[A run of records]
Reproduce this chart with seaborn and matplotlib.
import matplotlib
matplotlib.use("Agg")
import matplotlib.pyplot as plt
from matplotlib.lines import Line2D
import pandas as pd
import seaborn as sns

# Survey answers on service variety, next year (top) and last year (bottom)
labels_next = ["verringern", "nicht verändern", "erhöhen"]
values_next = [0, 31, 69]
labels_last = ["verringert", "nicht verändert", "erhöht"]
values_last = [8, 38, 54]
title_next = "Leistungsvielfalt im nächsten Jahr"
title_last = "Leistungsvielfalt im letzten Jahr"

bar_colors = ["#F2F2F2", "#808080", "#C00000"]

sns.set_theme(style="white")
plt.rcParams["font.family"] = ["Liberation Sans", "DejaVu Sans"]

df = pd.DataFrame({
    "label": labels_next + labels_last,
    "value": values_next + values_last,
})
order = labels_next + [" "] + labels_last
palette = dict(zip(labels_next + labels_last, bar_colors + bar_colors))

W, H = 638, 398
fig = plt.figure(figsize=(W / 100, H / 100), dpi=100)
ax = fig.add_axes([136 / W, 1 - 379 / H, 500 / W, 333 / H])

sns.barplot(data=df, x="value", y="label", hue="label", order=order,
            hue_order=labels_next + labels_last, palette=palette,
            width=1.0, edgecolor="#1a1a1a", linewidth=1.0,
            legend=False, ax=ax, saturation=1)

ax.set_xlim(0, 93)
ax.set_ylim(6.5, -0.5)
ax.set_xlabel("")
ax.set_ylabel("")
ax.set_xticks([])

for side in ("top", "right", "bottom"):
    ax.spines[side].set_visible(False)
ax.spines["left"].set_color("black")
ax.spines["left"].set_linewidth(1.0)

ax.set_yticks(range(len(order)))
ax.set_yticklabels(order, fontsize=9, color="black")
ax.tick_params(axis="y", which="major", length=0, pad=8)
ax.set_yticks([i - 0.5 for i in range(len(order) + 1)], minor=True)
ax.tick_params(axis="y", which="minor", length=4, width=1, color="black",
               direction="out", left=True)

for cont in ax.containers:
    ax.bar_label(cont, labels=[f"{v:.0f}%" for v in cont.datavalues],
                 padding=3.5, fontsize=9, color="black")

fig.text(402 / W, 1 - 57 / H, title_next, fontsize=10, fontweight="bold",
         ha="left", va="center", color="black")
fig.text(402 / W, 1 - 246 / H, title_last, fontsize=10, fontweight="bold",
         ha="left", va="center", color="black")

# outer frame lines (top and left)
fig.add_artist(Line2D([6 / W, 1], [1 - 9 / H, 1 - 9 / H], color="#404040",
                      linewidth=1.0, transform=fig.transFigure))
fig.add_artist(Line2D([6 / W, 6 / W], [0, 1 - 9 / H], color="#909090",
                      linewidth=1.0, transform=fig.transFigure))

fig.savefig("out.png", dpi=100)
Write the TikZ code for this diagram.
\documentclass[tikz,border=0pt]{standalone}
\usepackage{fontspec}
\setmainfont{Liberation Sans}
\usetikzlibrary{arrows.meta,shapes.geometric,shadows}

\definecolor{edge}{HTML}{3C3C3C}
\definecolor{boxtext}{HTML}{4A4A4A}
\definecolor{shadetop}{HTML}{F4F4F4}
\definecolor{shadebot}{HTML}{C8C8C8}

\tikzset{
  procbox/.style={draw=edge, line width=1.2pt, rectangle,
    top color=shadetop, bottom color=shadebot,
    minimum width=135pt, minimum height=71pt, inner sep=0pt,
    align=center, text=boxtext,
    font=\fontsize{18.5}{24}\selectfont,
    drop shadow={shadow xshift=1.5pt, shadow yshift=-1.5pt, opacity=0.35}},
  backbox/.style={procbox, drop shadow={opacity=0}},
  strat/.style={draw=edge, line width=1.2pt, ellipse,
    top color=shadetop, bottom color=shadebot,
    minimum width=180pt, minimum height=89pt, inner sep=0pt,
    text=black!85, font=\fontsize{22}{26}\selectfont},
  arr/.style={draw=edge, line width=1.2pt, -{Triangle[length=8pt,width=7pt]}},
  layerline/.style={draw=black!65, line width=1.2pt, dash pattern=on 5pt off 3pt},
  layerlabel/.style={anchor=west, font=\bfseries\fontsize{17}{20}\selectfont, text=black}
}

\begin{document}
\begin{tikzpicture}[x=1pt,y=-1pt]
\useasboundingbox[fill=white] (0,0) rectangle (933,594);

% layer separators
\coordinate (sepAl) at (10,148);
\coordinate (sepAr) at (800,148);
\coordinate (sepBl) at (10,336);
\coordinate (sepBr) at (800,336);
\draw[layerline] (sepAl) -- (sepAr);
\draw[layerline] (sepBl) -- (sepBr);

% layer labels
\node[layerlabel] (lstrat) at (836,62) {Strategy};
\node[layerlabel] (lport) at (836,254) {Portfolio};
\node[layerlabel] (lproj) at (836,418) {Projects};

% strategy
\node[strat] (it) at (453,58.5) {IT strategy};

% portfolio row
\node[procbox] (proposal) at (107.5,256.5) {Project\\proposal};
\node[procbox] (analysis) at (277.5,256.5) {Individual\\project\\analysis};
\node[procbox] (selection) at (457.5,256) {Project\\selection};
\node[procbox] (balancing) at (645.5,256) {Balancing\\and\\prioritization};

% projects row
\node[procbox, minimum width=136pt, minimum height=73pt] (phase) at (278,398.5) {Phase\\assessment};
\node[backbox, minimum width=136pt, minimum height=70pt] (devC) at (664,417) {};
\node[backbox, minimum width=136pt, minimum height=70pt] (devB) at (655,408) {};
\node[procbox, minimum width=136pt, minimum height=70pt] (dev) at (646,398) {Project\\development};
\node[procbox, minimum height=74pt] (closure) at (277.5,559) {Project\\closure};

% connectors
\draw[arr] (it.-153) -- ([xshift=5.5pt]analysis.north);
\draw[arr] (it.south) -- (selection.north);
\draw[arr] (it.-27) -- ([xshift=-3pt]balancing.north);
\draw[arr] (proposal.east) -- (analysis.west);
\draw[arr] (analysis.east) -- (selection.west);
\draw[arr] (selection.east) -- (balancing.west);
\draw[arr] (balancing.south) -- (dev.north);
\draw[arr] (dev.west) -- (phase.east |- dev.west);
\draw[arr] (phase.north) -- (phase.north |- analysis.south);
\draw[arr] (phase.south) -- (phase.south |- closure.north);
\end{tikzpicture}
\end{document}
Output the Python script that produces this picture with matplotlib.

#### [Written request]
Quote the records above from their first line through the line containing "import seaborn as sns", both ends included.

#### [Answer below]
Reproduce this chart with seaborn and matplotlib.
import matplotlib
matplotlib.use("Agg")
import matplotlib.pyplot as plt
from matplotlib.lines import Line2D
import pandas as pd
import seaborn as sns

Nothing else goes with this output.